In article <28308@ucbvax.BERKELEY.EDU> jas@ernie.Berkeley.EDU.UUCP (Jim Shankland) writes:
>In article <735@hscfvax.harvard.edu> pavlov@hscfvax.harvard.edu (G.Pavlov) writes:
>>In article <115@geysir.os.is>, eik@os.is (Einar Kjartansson) writes:
>[about how Oracle has repeatedly soiled its filesystem on an HP 9000/840,
>causing loss of several days' work each time ...]
>
>>  I fail to understand how anyone can seriously consider purchasing a DBMS 
>>  that insists on "improving" performance by bypassing a given system's file
>>  management facility.  It's a cheap method for the vendor, but as the above
>>  has discovered, may be very expensive to the user....  The user is
>>  now faced with a big black box (a large extent of disk
>>  space known only as a huge "file" to the system) which is difficult to pene-
>>  trate with the usual system debugging tools and has to be overwritten in
>>  toto from backup.
>
>There are some persuasive reasons for rolling your own filesystem when
>you're implementing a DBMS, especially on UNIX, whose filesystem serves
>DBMS implementors poorly.  The problem is not just speed, but reliability.

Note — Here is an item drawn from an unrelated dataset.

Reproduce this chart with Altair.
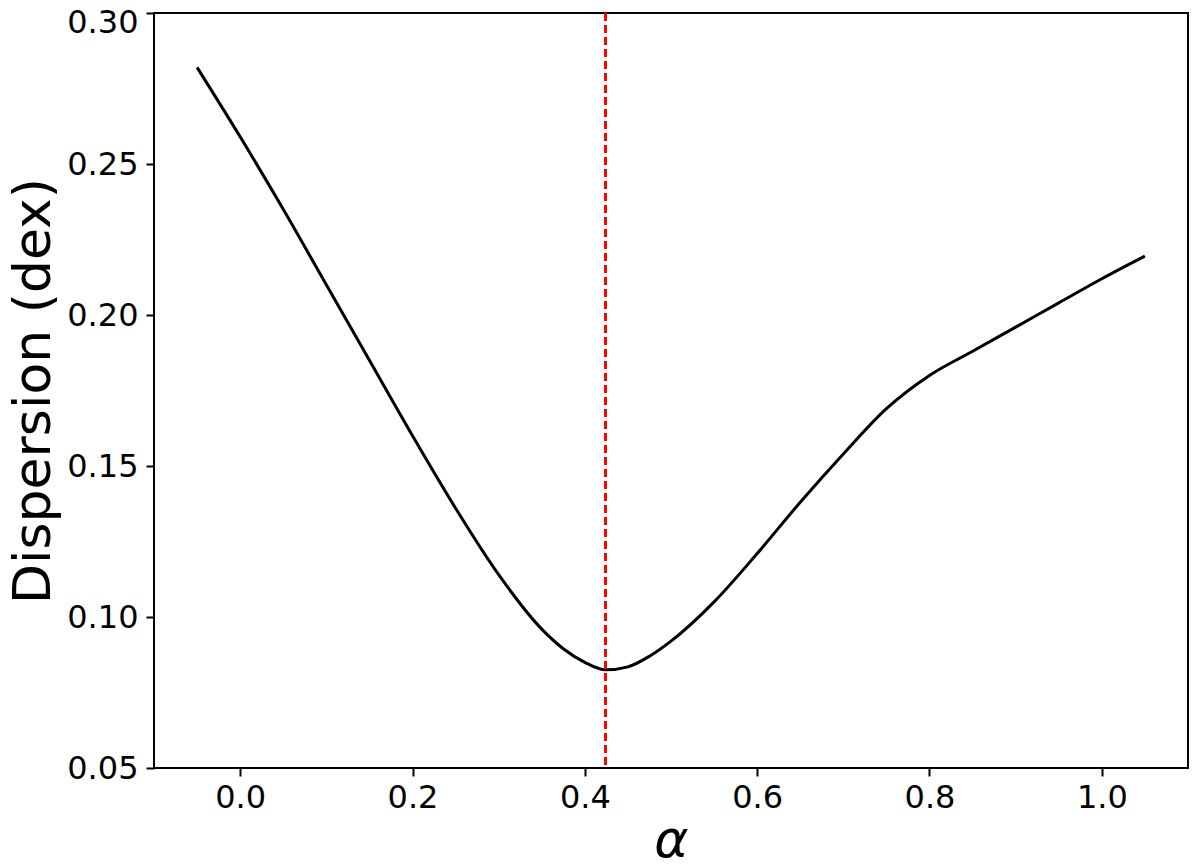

>Ideally, you'd like the UNIX vendors to provide reasonable file system
>services; but if they don't, you're stuck with either using the miserable
>services they provide, or rolling your own.
>
>Of course, if you do roll your own, you need to do the whole job.  That
>means being damned sure it's robust and correct, *and* providing
>filesystem debugging, repair, and analysis tools.  Doing the job
>right is by no means "a cheap method for the vendor."
>
>Jim Shankland
>jas@ernie.berkeley.edu
>
>"There is no help, for all these things are so,
> And all the world is bitter as a tear."